EXTRACTED DATA:
###

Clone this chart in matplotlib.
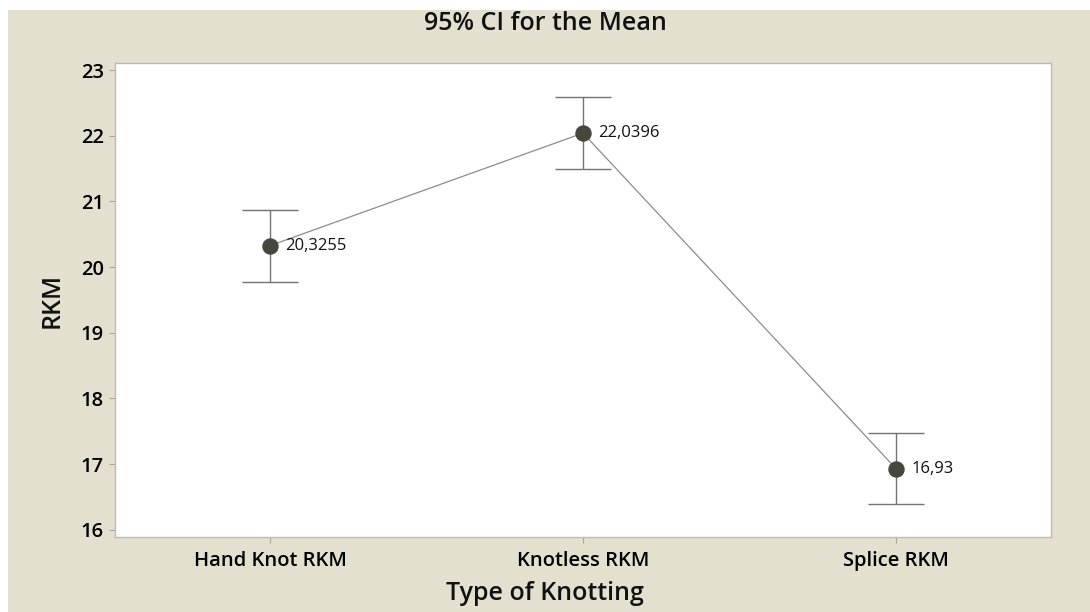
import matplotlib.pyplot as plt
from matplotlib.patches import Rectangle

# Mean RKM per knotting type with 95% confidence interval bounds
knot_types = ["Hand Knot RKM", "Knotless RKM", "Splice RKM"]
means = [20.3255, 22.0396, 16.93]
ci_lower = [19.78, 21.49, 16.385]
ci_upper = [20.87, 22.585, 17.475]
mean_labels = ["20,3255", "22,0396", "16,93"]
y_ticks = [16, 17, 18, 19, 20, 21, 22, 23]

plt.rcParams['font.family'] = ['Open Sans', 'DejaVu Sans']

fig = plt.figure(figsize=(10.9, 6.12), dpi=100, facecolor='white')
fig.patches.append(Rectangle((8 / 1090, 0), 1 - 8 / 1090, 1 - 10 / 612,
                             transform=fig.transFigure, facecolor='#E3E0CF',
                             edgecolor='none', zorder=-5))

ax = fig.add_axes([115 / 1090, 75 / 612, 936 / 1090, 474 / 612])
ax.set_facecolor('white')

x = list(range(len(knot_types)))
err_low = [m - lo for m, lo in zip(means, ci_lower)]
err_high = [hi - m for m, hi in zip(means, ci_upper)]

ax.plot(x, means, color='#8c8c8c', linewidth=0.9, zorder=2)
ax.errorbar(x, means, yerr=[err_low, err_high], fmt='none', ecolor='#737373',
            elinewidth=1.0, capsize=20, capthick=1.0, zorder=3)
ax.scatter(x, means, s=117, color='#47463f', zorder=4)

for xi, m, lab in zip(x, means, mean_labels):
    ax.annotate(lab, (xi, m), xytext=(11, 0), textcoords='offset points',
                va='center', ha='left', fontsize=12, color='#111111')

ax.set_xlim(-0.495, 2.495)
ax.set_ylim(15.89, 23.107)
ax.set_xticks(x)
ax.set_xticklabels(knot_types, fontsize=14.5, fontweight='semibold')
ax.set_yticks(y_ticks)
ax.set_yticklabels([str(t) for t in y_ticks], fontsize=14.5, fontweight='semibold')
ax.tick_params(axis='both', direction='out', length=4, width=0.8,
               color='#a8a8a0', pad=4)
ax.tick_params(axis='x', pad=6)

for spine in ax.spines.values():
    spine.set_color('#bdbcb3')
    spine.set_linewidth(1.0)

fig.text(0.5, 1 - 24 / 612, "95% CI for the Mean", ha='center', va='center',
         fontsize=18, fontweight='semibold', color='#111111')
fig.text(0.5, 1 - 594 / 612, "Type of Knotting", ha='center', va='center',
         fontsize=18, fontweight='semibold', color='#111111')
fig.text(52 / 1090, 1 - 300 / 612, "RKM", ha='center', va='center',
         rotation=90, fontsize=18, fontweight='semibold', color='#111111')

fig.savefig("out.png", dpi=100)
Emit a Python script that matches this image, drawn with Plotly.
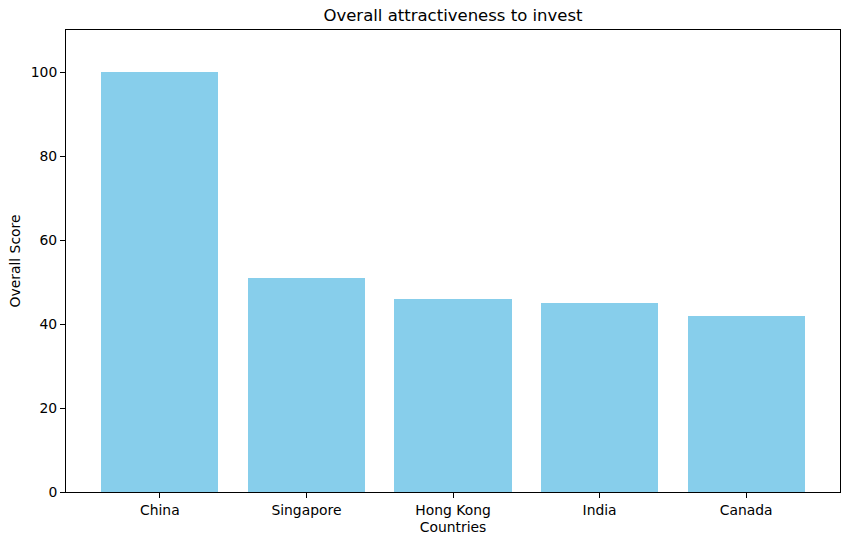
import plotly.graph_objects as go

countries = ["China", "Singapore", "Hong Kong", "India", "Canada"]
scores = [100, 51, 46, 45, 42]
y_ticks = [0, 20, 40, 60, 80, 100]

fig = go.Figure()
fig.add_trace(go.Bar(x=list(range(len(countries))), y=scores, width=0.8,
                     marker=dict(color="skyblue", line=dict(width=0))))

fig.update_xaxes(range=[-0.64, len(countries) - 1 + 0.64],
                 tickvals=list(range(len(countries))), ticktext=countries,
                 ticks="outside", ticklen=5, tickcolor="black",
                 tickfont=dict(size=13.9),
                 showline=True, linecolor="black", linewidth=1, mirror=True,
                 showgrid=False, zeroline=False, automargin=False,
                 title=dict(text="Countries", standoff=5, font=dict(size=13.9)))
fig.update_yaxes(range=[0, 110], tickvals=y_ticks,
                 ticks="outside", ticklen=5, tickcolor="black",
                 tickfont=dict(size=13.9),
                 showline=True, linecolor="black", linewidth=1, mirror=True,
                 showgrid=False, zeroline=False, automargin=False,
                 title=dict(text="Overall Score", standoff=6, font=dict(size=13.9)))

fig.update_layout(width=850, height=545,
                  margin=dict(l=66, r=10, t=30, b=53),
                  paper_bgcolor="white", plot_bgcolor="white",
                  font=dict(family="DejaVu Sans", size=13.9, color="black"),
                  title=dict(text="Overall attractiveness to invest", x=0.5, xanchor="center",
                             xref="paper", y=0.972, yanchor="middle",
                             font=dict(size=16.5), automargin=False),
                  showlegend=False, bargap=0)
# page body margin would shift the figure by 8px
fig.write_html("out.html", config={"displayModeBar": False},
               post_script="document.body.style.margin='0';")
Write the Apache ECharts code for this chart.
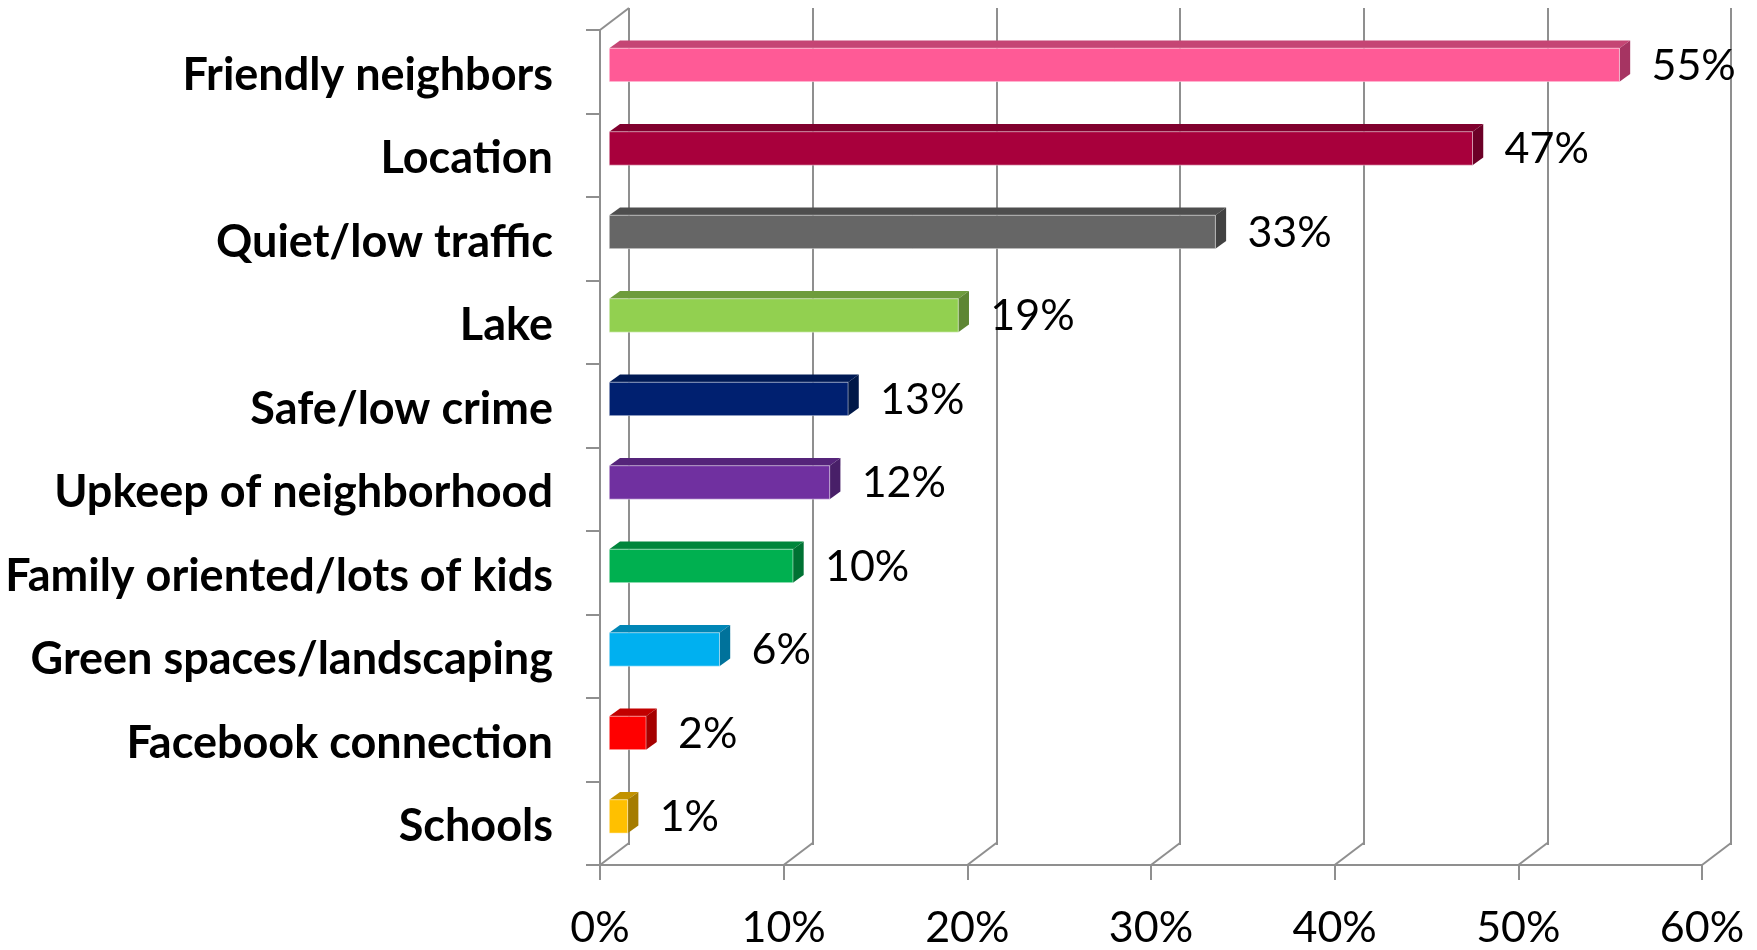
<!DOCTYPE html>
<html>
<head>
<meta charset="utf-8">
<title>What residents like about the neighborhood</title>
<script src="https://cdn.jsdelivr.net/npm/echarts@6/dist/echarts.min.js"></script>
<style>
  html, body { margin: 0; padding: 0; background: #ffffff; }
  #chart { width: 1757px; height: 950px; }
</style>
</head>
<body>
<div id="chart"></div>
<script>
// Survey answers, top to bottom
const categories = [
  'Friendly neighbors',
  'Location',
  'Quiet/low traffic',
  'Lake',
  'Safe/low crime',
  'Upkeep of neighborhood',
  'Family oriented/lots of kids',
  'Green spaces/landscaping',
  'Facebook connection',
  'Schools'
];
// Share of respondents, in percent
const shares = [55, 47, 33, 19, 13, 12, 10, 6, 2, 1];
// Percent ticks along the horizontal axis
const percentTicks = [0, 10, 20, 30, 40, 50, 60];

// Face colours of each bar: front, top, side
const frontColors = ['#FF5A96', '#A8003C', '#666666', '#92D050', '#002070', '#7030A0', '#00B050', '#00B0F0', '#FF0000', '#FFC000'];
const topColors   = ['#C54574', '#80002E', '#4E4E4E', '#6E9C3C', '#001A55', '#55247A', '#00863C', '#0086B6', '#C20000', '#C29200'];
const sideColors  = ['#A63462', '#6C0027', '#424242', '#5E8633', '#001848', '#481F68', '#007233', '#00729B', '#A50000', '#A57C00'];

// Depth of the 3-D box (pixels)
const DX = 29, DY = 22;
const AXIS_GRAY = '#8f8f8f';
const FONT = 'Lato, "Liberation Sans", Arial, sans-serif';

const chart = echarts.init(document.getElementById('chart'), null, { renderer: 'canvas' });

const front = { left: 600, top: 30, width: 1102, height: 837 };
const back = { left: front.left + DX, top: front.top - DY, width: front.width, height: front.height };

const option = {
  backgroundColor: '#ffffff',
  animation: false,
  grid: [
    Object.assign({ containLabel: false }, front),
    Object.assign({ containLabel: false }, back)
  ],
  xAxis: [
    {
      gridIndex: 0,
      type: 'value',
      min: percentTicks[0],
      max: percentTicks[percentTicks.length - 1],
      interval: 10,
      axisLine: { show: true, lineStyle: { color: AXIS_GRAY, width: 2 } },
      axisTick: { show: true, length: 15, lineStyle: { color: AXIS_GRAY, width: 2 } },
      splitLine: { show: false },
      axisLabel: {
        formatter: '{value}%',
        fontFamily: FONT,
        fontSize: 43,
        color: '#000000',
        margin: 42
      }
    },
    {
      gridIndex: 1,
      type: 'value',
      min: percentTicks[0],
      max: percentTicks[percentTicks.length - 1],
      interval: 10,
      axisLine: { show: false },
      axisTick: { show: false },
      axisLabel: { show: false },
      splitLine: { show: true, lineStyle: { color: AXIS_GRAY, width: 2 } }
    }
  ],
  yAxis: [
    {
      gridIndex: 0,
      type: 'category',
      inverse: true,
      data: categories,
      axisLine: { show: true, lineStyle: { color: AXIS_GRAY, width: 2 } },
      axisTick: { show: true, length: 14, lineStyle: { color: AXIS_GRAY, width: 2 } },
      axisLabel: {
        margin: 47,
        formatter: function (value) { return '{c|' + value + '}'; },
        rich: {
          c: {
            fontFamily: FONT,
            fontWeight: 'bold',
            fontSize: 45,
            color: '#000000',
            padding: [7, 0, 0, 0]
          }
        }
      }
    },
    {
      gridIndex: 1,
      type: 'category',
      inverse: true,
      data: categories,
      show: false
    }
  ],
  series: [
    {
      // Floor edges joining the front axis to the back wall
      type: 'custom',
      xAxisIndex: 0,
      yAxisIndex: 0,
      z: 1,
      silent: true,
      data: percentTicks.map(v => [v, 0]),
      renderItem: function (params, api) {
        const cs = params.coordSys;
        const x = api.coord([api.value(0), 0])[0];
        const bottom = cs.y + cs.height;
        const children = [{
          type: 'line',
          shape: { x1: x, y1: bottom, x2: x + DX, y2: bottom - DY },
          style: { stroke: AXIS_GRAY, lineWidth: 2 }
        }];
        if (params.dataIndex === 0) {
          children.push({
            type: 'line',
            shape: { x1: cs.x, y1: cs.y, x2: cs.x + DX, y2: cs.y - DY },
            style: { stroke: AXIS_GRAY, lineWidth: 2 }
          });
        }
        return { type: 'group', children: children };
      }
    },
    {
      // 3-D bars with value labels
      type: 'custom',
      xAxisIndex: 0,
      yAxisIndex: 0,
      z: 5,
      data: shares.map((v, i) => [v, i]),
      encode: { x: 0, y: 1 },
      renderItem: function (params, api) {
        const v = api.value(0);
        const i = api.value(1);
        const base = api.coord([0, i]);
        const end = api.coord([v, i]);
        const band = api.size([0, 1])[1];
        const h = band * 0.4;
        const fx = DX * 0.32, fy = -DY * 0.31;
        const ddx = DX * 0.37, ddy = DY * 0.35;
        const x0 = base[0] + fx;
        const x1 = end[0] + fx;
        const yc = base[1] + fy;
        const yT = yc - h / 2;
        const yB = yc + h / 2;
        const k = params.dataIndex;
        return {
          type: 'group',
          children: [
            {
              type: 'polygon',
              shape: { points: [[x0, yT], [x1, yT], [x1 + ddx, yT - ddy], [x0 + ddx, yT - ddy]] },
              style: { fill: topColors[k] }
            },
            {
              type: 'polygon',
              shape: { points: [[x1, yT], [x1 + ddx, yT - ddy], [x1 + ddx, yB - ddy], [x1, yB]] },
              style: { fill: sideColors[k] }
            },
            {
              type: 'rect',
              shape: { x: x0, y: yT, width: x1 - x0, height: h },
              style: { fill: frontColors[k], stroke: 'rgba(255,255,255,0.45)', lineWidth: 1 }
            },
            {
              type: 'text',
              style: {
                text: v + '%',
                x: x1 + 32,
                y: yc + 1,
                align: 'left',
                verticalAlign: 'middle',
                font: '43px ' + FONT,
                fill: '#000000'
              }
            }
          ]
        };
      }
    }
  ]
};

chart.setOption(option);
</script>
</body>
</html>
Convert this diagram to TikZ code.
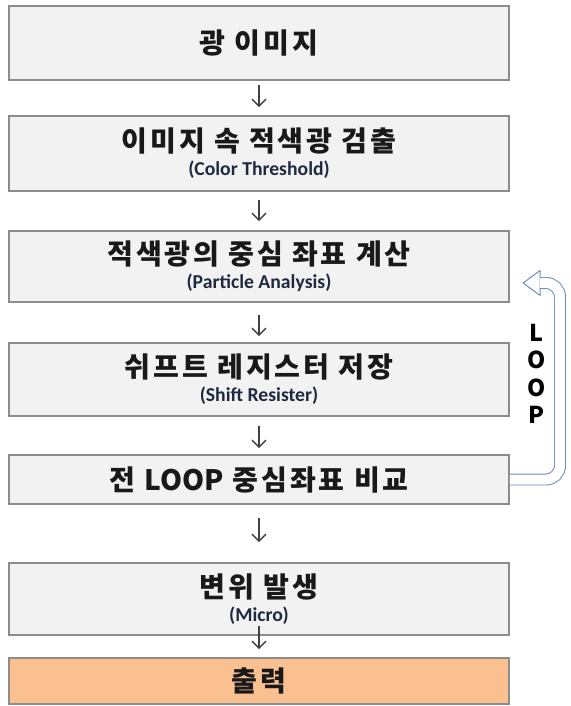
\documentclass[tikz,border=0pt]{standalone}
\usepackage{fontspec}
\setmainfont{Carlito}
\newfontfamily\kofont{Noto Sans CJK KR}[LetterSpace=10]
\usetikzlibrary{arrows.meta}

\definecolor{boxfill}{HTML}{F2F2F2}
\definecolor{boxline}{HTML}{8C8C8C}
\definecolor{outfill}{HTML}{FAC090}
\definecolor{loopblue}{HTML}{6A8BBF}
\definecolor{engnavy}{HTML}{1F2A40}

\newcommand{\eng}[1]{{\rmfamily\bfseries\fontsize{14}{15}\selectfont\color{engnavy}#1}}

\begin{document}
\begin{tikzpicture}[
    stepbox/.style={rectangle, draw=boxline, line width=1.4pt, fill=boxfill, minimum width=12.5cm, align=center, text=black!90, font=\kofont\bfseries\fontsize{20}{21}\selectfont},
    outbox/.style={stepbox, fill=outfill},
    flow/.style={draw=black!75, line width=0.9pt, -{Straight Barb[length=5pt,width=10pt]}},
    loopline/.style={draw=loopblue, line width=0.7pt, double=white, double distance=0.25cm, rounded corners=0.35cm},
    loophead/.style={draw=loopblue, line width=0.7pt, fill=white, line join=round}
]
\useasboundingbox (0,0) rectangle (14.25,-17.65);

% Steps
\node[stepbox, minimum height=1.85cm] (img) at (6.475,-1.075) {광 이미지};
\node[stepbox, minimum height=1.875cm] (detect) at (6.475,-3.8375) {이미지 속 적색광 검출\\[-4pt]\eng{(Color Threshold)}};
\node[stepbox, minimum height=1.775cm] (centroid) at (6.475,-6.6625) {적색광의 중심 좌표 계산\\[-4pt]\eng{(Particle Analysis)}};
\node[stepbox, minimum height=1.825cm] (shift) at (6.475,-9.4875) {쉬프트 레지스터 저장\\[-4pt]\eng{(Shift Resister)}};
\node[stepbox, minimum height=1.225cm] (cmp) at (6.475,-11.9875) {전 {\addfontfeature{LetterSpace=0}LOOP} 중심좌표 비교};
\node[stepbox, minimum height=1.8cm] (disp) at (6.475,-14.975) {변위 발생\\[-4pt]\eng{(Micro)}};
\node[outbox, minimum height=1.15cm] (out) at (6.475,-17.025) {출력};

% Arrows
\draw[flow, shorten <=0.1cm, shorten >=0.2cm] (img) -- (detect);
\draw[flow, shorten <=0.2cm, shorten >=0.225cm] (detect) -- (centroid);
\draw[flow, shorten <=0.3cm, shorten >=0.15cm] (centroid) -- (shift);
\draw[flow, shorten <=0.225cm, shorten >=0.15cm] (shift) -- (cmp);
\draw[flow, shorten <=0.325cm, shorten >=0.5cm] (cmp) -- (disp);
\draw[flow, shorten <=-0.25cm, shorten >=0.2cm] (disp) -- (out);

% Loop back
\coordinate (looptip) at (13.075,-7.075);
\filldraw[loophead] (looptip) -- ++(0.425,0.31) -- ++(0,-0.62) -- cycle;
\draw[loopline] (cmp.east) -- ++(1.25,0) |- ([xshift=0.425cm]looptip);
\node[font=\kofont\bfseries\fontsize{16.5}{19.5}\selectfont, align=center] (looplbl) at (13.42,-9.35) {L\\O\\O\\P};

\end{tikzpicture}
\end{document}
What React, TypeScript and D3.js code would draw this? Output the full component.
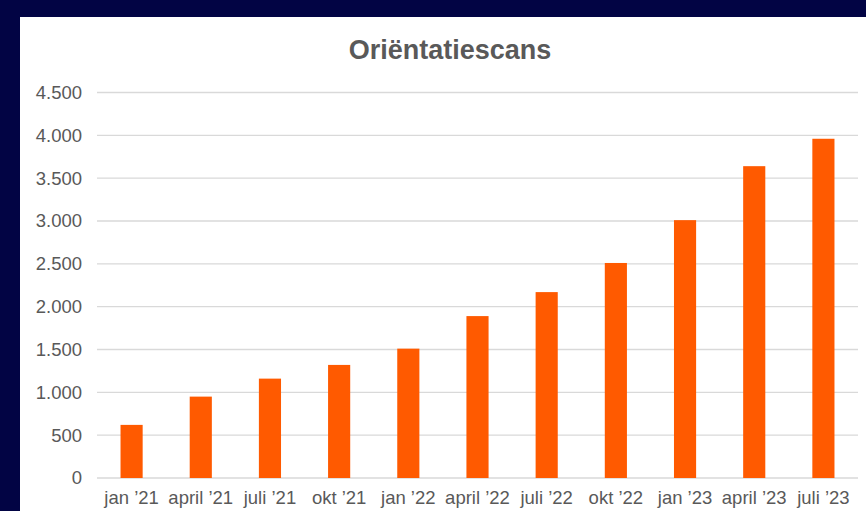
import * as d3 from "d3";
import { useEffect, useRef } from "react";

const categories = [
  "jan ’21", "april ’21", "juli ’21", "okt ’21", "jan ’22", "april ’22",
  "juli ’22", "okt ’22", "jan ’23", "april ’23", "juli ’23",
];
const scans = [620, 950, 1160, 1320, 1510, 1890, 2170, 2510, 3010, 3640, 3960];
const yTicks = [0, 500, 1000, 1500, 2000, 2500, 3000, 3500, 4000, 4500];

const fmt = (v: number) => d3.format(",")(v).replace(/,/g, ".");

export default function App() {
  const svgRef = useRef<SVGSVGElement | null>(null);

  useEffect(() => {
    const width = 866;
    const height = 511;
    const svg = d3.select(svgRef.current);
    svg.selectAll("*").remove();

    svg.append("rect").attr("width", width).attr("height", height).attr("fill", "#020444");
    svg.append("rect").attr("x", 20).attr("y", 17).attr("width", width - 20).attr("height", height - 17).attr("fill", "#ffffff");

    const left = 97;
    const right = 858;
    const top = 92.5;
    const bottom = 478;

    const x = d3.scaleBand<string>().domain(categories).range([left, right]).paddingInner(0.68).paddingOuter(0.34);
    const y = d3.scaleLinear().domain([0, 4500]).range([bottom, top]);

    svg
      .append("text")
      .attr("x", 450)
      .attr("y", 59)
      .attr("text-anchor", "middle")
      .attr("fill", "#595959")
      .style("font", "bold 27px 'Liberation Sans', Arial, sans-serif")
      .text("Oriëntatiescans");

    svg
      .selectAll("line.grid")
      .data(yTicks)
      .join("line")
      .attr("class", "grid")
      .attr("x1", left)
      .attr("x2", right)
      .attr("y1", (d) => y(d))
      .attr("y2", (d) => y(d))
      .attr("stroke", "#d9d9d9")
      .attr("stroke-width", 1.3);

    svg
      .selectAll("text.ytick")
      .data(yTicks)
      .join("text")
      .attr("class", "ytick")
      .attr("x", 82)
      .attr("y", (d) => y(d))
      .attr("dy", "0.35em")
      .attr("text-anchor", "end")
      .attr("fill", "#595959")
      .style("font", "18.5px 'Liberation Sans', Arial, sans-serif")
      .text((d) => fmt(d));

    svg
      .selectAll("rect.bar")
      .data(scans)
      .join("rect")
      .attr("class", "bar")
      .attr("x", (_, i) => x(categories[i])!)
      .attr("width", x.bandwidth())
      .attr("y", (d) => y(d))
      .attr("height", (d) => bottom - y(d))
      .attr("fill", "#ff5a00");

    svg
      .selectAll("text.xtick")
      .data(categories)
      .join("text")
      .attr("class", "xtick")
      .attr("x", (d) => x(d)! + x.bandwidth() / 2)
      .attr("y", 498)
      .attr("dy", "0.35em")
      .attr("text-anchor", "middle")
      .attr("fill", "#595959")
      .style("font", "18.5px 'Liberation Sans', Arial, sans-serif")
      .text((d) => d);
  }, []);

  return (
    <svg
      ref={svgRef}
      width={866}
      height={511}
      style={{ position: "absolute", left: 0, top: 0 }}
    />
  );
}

###

WHAT THE TASK REQUIRES: Return the lines of the records that include the string "matplotlib".

FULL RESPONSE:
Clone this chart in matplotlib.
import matplotlib.pyplot as plt
from matplotlib.patches import Rectangle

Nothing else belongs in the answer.